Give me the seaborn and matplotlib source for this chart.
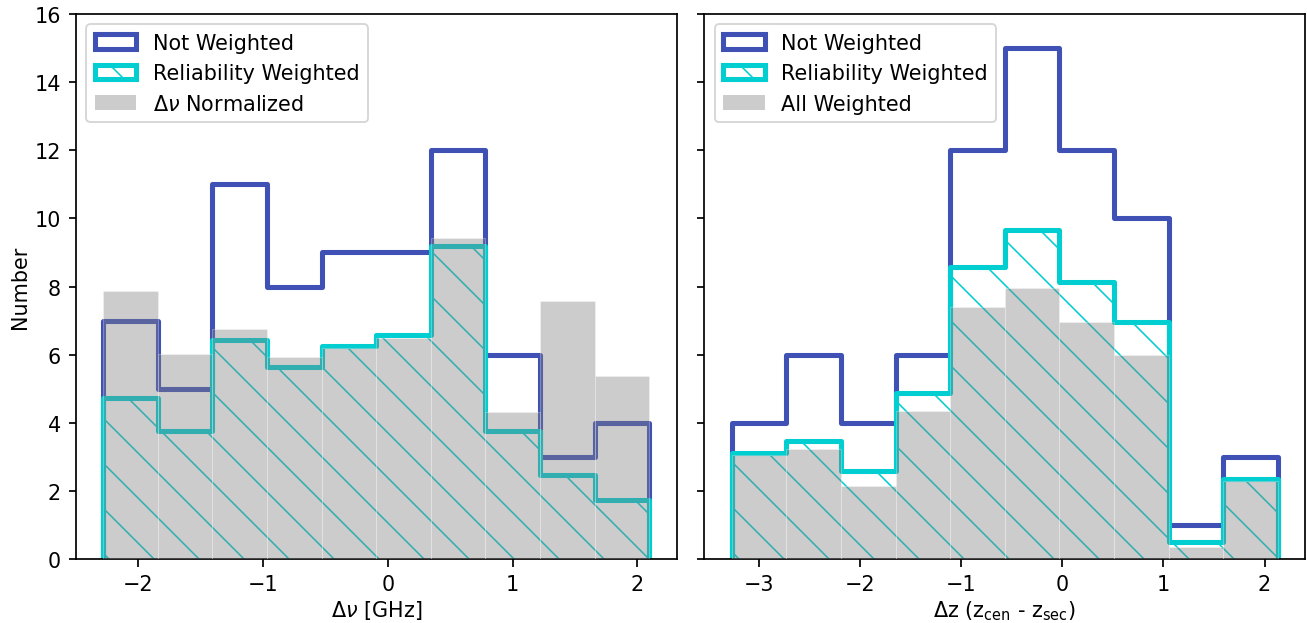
import numpy as np
import pandas as pd
import matplotlib
matplotlib.use("Agg")
import matplotlib.pyplot as plt
import seaborn as sns
from matplotlib.patches import Patch

# ---- data ----
nu_edges = [-2.28, -1.842, -1.405, -0.967, -0.530, -0.092, 0.346, 0.783, 1.221, 1.658, 2.096]
nu_not_weighted = [7, 5, 11, 8, 9, 9, 12, 6, 3, 4]
nu_rel_weighted = [4.72, 3.76, 6.44, 5.63, 6.24, 6.57, 9.20, 3.77, 2.47, 1.74]
nu_normalized = [7.86, 6.03, 6.75, 5.92, 6.20, 6.50, 9.42, 4.31, 7.57, 5.36]

z_edges = [-3.27, -2.73, -2.19, -1.65, -1.11, -0.57, -0.03, 0.51, 1.05, 1.59, 2.13]
z_not_weighted = [4, 6, 4, 6, 12, 15, 12, 10, 1, 3]
z_rel_weighted = [3.10, 3.47, 2.59, 4.86, 8.56, 9.67, 8.14, 6.97, 0.49, 2.35]
z_all_weighted = [3.05, 3.23, 2.13, 4.35, 7.39, 7.96, 6.97, 6.00, 0.34, 2.30]

labels_left = ["Not Weighted", "Reliability Weighted", r"$\Delta\nu$ Normalized"]
labels_right = ["Not Weighted", "Reliability Weighted", "All Weighted"]
xlabel_left = r"$\Delta\nu$ [GHz]"
xlabel_right = r"$\Delta$z (z$_{\rm cen}$ - z$_{\rm sec}$)"
ylabel = "Number"

BLUE = "#3F51B5"
CYAN = "#00CED1"
LW = 1.35
HATCH = "\\\\"

DPI = 270
plt.rcParams.update({
    "font.family": ["DejaVu Sans"],
    "font.size": 5.55,
    "axes.linewidth": 0.46,
    "xtick.major.width": 0.46,
    "ytick.major.width": 0.46,
    "xtick.major.size": 2.0,
    "ytick.major.size": 2.0,
    "xtick.major.pad": 2.0,
    "ytick.major.pad": 2.0,
    "hatch.color": CYAN,
    "hatch.linewidth": 0.42,
    "legend.fontsize": 5.55,
    "axes.labelpad": 1.2,
})

fig, axes = plt.subplots(1, 2, sharey=True, figsize=(1307 / DPI, 624 / DPI), dpi=DPI)
fig.subplots_adjust(left=76 / 1307, right=1305 / 1307, bottom=1 - 560 / 624, top=1 - 15 / 624,
                    wspace=0.0465)


def close_step(line):
    """Let the step outline drop to the baseline at both ends (like histtype='step')."""
    x, y = line.get_data()
    x = np.asarray(x, dtype=float)
    y = np.asarray(y, dtype=float)
    line.set_data(np.r_[x[0], x, x[-1]], np.r_[0.0, y, 0.0])


def panel(ax, edges, nw, rw, gw, labels, xlabel):
    e = np.asarray(edges, dtype=float)
    centers = (e[:-1] + e[1:]) / 2
    bins = list(edges)
    df = pd.DataFrame({"x": centers, "nw": nw, "rw": rw, "gw": gw})
    # hatched region of reliability-weighted histogram
    sns.histplot(data=df, x="x", weights="rw", bins=bins, element="step", fill=True,
                 color=CYAN, facecolor="none", edgecolor=CYAN, hatch=HATCH, linewidth=0, ax=ax)
    # not weighted outline
    sns.histplot(data=df, x="x", weights="nw", bins=bins, element="step", fill=False,
                 color=BLUE, linewidth=LW, ax=ax)
    close_step(ax.lines[-1])
    # reliability weighted outline
    sns.histplot(data=df, x="x", weights="rw", bins=bins, element="step", fill=False,
                 color=CYAN, linewidth=LW, ax=ax)
    close_step(ax.lines[-1])
    # gray normalized bars on top (semi-transparent)
    sns.histplot(data=df, x="x", weights="gw", bins=bins, element="bars", fill=True,
                 color="gray", alpha=0.4, edgecolor=(1, 1, 1, 0.3), linewidth=0.25,
                 zorder=3, ax=ax)
    handles = [
        Patch(facecolor="none", edgecolor=BLUE, linewidth=LW, label=labels[0]),
        Patch(facecolor="none", edgecolor=CYAN, hatch=HATCH, linewidth=LW, label=labels[1]),
        Patch(facecolor="gray", alpha=0.4, edgecolor="none", label=labels[2]),
    ]
    leg = ax.legend(handles=handles, loc="upper left")
    leg.get_frame().set_linewidth(0.5)
    leg.set_zorder(6)
    ax.set_xlabel(xlabel)
    ax.set_ylabel("")


panel(axes[0], nu_edges, nu_not_weighted, nu_rel_weighted, nu_normalized, labels_left, xlabel_left)
panel(axes[1], z_edges, z_not_weighted, z_rel_weighted, z_all_weighted, labels_right, xlabel_right)

axes[0].set_ylim(0, 16)
axes[0].set_yticks(range(0, 17, 2))
axes[0].set_ylabel(ylabel, labelpad=1.3)
axes[0].set_xticks([-2, -1, 0, 1, 2])
axes[1].set_xticks([-3, -2, -1, 0, 1, 2])

fig.savefig("out.png", dpi=DPI)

============================================================

Task details:
Repeat the lines exactly as they stand, from the opening line of the data through the line with "6.00, 0.34, 2.30]". Pictures stay out of the copy.

Solution:
Give me the seaborn and matplotlib source for this chart.
import numpy as np
import pandas as pd
import matplotlib
matplotlib.use("Agg")
import matplotlib.pyplot as plt
import seaborn as sns
from matplotlib.patches import Patch

# ---- data ----
nu_edges = [-2.28, -1.842, -1.405, -0.967, -0.530, -0.092, 0.346, 0.783, 1.221, 1.658, 2.096]
nu_not_weighted = [7, 5, 11, 8, 9, 9, 12, 6, 3, 4]
nu_rel_weighted = [4.72, 3.76, 6.44, 5.63, 6.24, 6.57, 9.20, 3.77, 2.47, 1.74]
nu_normalized = [7.86, 6.03, 6.75, 5.92, 6.20, 6.50, 9.42, 4.31, 7.57, 5.36]

z_edges = [-3.27, -2.73, -2.19, -1.65, -1.11, -0.57, -0.03, 0.51, 1.05, 1.59, 2.13]
z_not_weighted = [4, 6, 4, 6, 12, 15, 12, 10, 1, 3]
z_rel_weighted = [3.10, 3.47, 2.59, 4.86, 8.56, 9.67, 8.14, 6.97, 0.49, 2.35]
z_all_weighted = [3.05, 3.23, 2.13, 4.35, 7.39, 7.96, 6.97, 6.00, 0.34, 2.30]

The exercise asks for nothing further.